THE ORGANIC SWITCH
Updated: Jan 16, 2019
It goes without saying that parents want the absolute best for their little ones. But how to choose "the best" often comes with some major decisions and worries: breastfeeding versus bottle feeding, stay-at-home parent versus day care, attachment parenting versus babywise parenting, organic versus conventional — Parenting debates often inspire passionate pro and con positions. Deciding whether or not to spend more money for organic is consistently a dilemma for parents. Add GMOs to the mix, and you really start to see the debate heating up.
Take a deep breath. By researching things like organic cotton or organic baby formula, you are already doing your part to ensure you make the best decision for your baby. Check out these benefits of organic baby products to determine if you should make the switch.
In terms of baby health, we never cut corners. Staying healthy, eating well, and getting a good night’s sleep are all cornerstones of a well-balanced, satisfied baby. Just like they are for all the rest of us.
We all know the importance of staying fit, eating healthy, buying smart. We make sure to read the ingredients of the food we buy, to check there aren’t any additives, chemicals, or potentially harmful substances. When we buy skincare or makeup, we check the label to ensure the stuff we’re putting on our face is natural, healthy, and worthy of our money. But do we give enough thoughts to something else we’re putting on our bodies and our babies’ bodies?
As a parent, you know just how many onesies a baby can go through on an average day. Between the spit-up incidents and leaky diapers, a lot of different fabric touches your baby’s skin every day. Among them, cotton should be the most commonly used in all baby products and clothing, as it’s gentle, natural, and won’t irritate the little one's delicate skin.
Cotton-rich clothing (anything over 80% cotton) seems to be a better solution for physical body as well as spirit for a lot of reasons:
Sleep Better and Stay Cooler
Research proves we get a better night's sleep on cotton sheets than those made from oil-based synthetic fabrics, like polyester. Because cotton is soft and absorbent, it naturally allows our skin to breathe and won't trap heat under the sheets. It keeps our body temperature cool during the night and makes sure our precious sleep isn’t disrupted. Not to mention that moisture-wicking cotton clothing is specially designed to keep your baby drier and cooler to prevent heat rash.
Natural and Hypoallergenic
This little fluffy plant has been grown and used to make clothes for around seven thousand years, all over the world. It breathes and absorbs moisture. It’s soft and hypoallergenic, whereas synthetic fibers are much more likely to irritate your skin, whether or not you’re prone to allergies. It is natural and more sustainable than so many other synthetic fibers and materials.
Cotton is a lot of things, but it’s definitely NOT clingy! Static cling can be blamed for many embarrassing fabric fails, but cotton is never the culprit because it can’t hold an electric charge. Want cling-free clothes? Stick with cotton.
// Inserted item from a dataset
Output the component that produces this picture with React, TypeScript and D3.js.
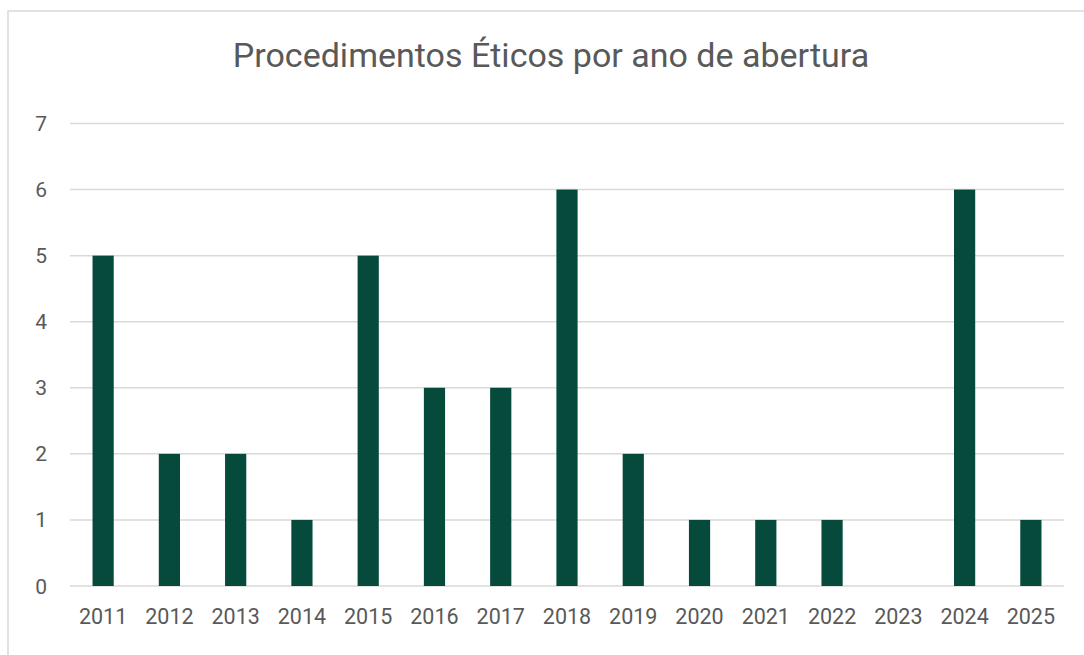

So, if your clothes are itchy, irritating, stiff or clingy, read your label because your clothing may not be cotton-rich. Learn about what determines comfort in a fiber.
Researches and studies have proven that cotton is beneficial to our body, and it is truly one of the commonly worn fabrics in our daily use.
Cotton is like our daily necessity, food, which is grown from plants too. How it was grown represents how safe it could be as an end product.
Cotton makes up about half of the fiber used in clothing and textiles, with 20 million tons produced worldwide each year. It is mostly grown in monoculture and is a very pesticide-intensive crop. Although cotton accounts for only 2.5% of the world’s agricultural land, it accounts for 25% of all the insecticides, 11% of all pesticides, and 6.8% of all herbicides used worldwide. All those chemicals have a major impact, both on you as the consumer, and on the world as a whole.
The side effects of pesticides can be overwhelming. Simply check out "How does cotton affect people and the environment".
Like organic food 20 years ago, the idea of organic cotton is confusing to many of us. It’s taken a little longer to catch on because the correlation isn’t as direct. We don’t eat cotton fiber (at least we hope you don’t!). However, more people are becoming knowledgeable as to how the organic cotton movement is just as powerful and important as that of organic foods.
“Textile Exchange believes that consumers who care about the environment and the farming communities which produce the cotton for their clothing, should support brands and retailers using organic and preferred cotton,” advocates Ms. Liesl Truscott, Materials Strategy Director for the Textile Exchange.
Babies’ skin is much more delicate than ours. It is thinner and noticeably more porous, which means it effortlessly absorbs everything it comes into contact with. Since clothing directly touches a baby’s skin, day in and day out, it makes sense to eliminate chemicals in those materials. By choosing organic clothes, we reduce the amount of chemicals that are absorbed into our baby’s body, lowering the overall chemical contact for our little one.
Whether you are ready to join the organic movement, or if you are for cotton, make sure you go Green for babies!